Einladung Arbeitsloser in den Krieg

Bundeswehr und Bundesagentur für Arbeit schlossen Kooperationsabkommen

  • Lesedauer: 3 Min.
Michael Schulze von Glaßer
Protestaktion der Linksjugend vor dem Jobcenter in Ahlen
Protestaktion der Linksjugend vor dem Jobcenter in Ahlen

Die Bundeswehr leidet unter einem Mangel an Personal. Der Arbeitsmarkt »leidet« unter einem Überschuss von Arbeitskräften. Was läge für die Werber des Militärs näher, als aus den Nöten eine Tugend zu machen – Nachschub für die Militärmacht Deutschland?

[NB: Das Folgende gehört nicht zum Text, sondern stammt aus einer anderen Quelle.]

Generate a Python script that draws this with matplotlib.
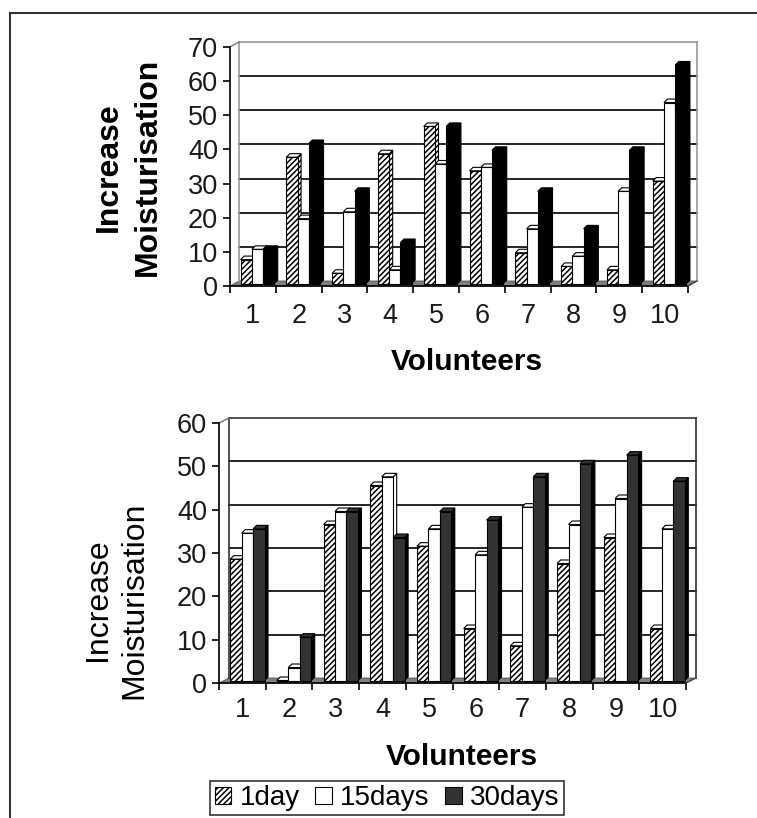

Wie jetzt bekannt wurde, unterzeichneten der Vorstandsvorsitzende der Bundesagentur für Arbeit, Frank-Jürgen Weise, und Generalmajor Wolfgang Born, Stellvertreter des Personalzentrums im Bundesverteidigungsministerium und Beauftragter der Bundeswehr für die militärische Personalgewinnung, kürzlich in Bonn eine Kooperationsvereinbarung. Ziel sei es, den vom Militär benötigten Personalbedarf zu decken – etwa 20 000 neue Rekruten benötigt die Bundeswehr jedes Jahr. Die Armee sei auf »leistungsbereite Frauen und Männer angewiesen, die bereit sind, sich zeitlich befristet den fachlichen wie persönlichen Anforderungen eines Einsatzes bei den Streitkräften zu stellen«, heißt es zum Kooperationsabkommen in der neuesten Ausgabe der Bundeswehr-Zeitung »aktuell«. Weise, selbst Oberst der Reserve, und Born betonten, auch für die Zeit nach der Soldatentätigkeit gute Möglichkeiten der Weiterbildung schaffen zu wollen.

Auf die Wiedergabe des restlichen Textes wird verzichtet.